QUE TÊM A VER COM ATEÍSMO CRÍTICAS
À BÍBLIA, À IGREJA OU AO PAPA? (II)



Quanto à Bíblia, não é preciso ser ateu para nela ver um livro cheio de contradições. Todo e qualquer estudioso sério do cristianismo não as nega. Para o leitor atento, as incoerências começam já no início do primeiro livro, o Gênesis. No primeiro capítulo, versículo 1: 27, temos:

Criou, pois, Deus o homem à sua imagem; à imagem de Deus o criou; homem e mulher os criou. 28 Então Deus os abençoou e lhes disse: Frutificai e multiplicai-vos; enchei a terra e sujeitai-a.

Já no segundo capítulo, versículo 2: 21, a história muda:

Então o Senhor Deus fez cair um sono pesado sobre o homem, e este adormeceu; tomou-lhe, então, uma das costelas, e fechou a carne em seu lugar; 22 e da costela que o senhor Deus lhe tomara, formou a mulher e a trouxe ao homem.

De repente, surge um elemento novo, a costela. Isso sem falar que o pecado de Adão e Eva, segundo um consenso universal, seria o sexo. Mas sem sexo, como frutificar e multiplicar-se? Ou Jeová estava um tanto confuso naqueles dias primevos, quando tudo ainda era caos, ou o hagiógrafo ouviu mal. Ora, se o Livro começa se contradizendo em seus primeiros dois versículos, pode-se imaginar o que vem pela frente, nos outros 72 livros (pelo menos da Bíblia católica), escritos ao longo de 1300 anos, a partir de tradições orais. O mínimo que se pode dizer é que foi irresponsavelmente editorado, sem a revisão de um bom controlador de texto.

Por falar em Gênesis, estudiosos contemporâneos têm visto a fusão de dois livros distintos em um só, resultante da existência anterior de dois deuses, Jeová e Elohim. O Gênesis seria então obra de pelo menos dois redatores, designados pelos estudiosos como o redator javista e o redator eloísta. Jeová é mais antropomórfico, apresenta-se aos homens, entrega pessoalmente as tábuas da lei a Moisés. Elohim, que seria um outro deus, oriundo das tribos do Norte, é mais distante e impessoal. Não fala muito com os homens, manifesta-se geralmente através de arautos. O redator final da obra fundiu Jeová e Elohim, daí a incongruência de diversos momentos do Livro.

Em Êxodo, 3:6, lemos, em uma antiga versão francesa da Bíblia: “Je suis l’Élohim de tes pères, l’Élohim de d’Abraham, l’Élohim d’Isaac, l’Élohim de Jacob”. Em determinado momento, surge a expressão l’Élohim des Élohim, o que nos sugere um deus que é singular e plural ao mesmo tempo.

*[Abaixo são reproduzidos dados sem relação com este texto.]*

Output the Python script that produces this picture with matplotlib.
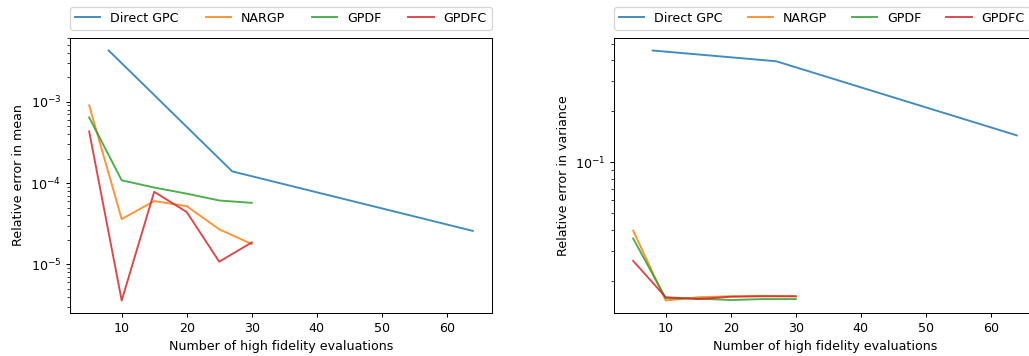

Para eludir as contradições os tradutores modernos omitiram o incômodo Elohim. Nas versões mais recentes, lemos: “Eu sou o Deus de teu pai, o Deus de Abraão, o Deus de Isaque e o Deus de Jacó”. Diga-se de passagem, a tendência dos tradutores é eliminar definitivamente também o Jeová, ficando apenas com a palavra Deus. É uma forma de driblar as contradições.

Não é minha pretensão deitar erudição sobre a Bíblia, livro que – modestamente – conheço bastante bem. Mas apenas salientar que o estudo de suas contradições está longe de ser preocupação de ateus. É preocupação de todo estudioso que tenta entendê-la.

Sou ateu, simplesmente. Nunca convidei ninguém a participar de minha descrença. Sou ateu como sou gaúcho, brasileiro, e nunca louvei as supostas virtudes da gauchidade ou da brasilidade. Sou ateu da mesma forma que gosto de vinhos, livros, mulheres ou viagens. São características de minha personalidade que naturalmente determinam meu modo de ver o mundo e minhas opções na vida. Mas não sou nem nunca fui ateu militante.

Deixo isto para os sedentos de Deus.